L’operazione “Margine di protezione” è
stata una campagna militare israeliana iniziata l’8 luglio del 2014
contro i guerriglieri palestinesi di Hamas, il partito islamico
integralista che dal 2007 controlla la Striscia. L’obiettivo era fermare
il lancio di missili da Gaza verso Israele. Oltre alle vittime
palestinesi, nei 51 giorni di conflitto persero la vita 66 soldati
israeliani, 5 civili israeliani (tra cui un bambino) e un cittadino
thailandese, mentre 469 soldati e 256 civili israeliani rimasero feriti.
Ma oggi l’emergenza è la ricostruzione: “Due anni dopo l’inizio della
guerra, il blocco sta gravemente ostacolando la ripresa di Gaza” ha
dichiarato Chris Eijkemans, direttore di Oxfam
in Palestina. “A meno di progressi immediati, i palestinesi che vivono a
Gaza non saranno in grado di portare avanti la loro vita e vivere in
libertà, dignità e sicurezza.

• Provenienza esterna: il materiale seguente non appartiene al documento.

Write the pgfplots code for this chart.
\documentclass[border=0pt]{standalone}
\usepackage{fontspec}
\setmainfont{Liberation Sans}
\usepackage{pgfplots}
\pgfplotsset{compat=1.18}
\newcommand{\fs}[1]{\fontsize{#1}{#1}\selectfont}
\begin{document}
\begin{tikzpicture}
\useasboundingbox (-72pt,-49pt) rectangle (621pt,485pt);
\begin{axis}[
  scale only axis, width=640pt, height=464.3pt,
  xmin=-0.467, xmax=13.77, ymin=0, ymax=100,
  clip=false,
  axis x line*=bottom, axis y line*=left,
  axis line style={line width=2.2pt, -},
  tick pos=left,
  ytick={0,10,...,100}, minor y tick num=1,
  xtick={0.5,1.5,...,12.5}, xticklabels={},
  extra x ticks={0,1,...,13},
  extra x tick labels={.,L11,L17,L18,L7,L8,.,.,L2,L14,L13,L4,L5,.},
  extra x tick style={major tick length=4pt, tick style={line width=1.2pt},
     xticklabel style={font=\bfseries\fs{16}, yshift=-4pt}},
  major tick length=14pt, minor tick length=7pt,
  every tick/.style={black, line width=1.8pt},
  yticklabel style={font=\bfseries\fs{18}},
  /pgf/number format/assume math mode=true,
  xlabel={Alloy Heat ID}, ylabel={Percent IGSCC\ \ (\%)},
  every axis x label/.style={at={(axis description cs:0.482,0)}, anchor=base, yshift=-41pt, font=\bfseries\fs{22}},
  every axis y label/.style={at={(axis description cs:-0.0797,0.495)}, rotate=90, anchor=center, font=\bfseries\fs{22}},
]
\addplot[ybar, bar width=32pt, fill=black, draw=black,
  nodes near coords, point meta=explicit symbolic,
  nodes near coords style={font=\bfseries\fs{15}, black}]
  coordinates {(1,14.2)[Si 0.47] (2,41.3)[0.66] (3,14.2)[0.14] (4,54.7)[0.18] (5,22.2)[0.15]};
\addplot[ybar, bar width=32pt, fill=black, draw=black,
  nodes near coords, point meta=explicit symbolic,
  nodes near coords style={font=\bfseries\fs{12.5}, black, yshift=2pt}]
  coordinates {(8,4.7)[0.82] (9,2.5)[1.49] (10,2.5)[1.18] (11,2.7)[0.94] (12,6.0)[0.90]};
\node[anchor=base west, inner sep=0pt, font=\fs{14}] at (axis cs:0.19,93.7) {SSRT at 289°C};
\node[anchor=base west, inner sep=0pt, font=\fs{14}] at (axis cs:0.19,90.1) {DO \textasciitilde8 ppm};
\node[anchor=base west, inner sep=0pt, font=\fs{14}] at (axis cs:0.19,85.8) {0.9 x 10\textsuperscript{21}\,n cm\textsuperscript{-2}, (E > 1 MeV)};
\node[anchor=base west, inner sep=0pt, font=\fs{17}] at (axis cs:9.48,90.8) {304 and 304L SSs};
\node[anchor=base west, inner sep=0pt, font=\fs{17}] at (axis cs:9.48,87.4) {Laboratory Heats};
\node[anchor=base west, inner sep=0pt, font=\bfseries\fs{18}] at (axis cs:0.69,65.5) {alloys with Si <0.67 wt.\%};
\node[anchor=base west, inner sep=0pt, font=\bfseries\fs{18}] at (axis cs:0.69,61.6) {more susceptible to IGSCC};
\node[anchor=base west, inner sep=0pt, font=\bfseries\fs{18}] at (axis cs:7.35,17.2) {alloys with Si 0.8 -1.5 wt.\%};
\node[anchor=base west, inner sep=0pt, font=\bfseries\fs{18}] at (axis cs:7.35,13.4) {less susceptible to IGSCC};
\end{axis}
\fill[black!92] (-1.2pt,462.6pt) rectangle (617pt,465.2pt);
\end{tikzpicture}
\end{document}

Con l’avvio del cessate il fuoco, i leader mondiali hanno promesso di lavorare per uno sviluppo sostenibile e di lungo periodo per i palestinesi che vivono a Gaza. Tuttavia, ci sono poche evidenze realmente concrete di tali promesse”.
Le organizzazioni internazionali che
operano nei Territori Palestinesi lanciano dunque l’allarme sulla
mancanza di progressi nella ricostruzione di Gaza, a seguito delle
pesanti restrizioni imposte dallo Stato di Israele all’ingresso di
materiali fondamentali. Le organizzazioni invitano i leader mondiali a
tenere fede ai loro impegni e a esercitare pressioni politiche per la
fine immediata di un blocco quasi decennale che ha paralizzato l’economia di Gaza.

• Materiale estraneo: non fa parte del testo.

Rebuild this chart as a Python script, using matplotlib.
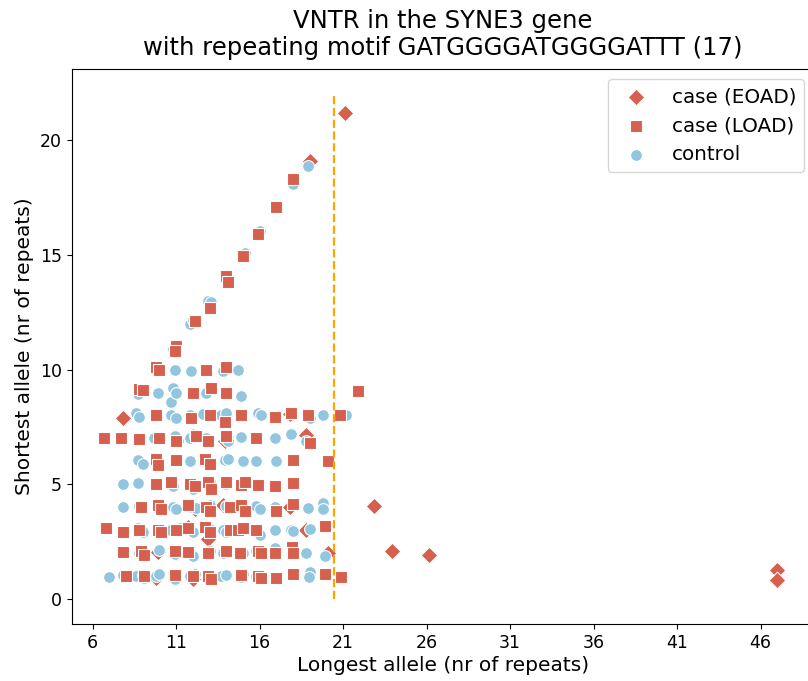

Senza la possibilità di esportazioni, l’occupazione nel settore privato
è precipitata e il tasso di disoccupazione supera il 40 per cento, con
una disoccupazione giovanile tra le più alte al mondo.
“La metà della popolazione di Gaza è
composta da bambini e minori, molti dei quali ormai hanno vissuto tutta
la loro vita sotto assedio”, ha dichiarato Fikr Shalltoot, Direttore dei
programmi a Gaza dell’organizzazione Medical Aid for Palestinians.
“A centinaia di bambini che necessitano di un trattamento medico
salva-vita viene impedito di lasciare Gaza. Due anni dopo, ancora non
sono state affrontate le cause della loro sofferenza”.
Chris Eijkemans di Oxfam ribadisce che
“la fine del blocco è l’unica soluzione per dare alle persone l’accesso
ai servizi di base di cui hanno disperatamente bisogno, per consentire
che la ricostruzione proceda veramente, e per permettere il riavvio
dell’economia nella Striscia di Gaza. Il blocco è illegale secondo il
diritto internazionale e costituisce una punizione collettiva di
un’intera popolazione. Solo la sua fine immediata porterà sicurezza a
lungo termine per i palestinesi e gli israeliani”.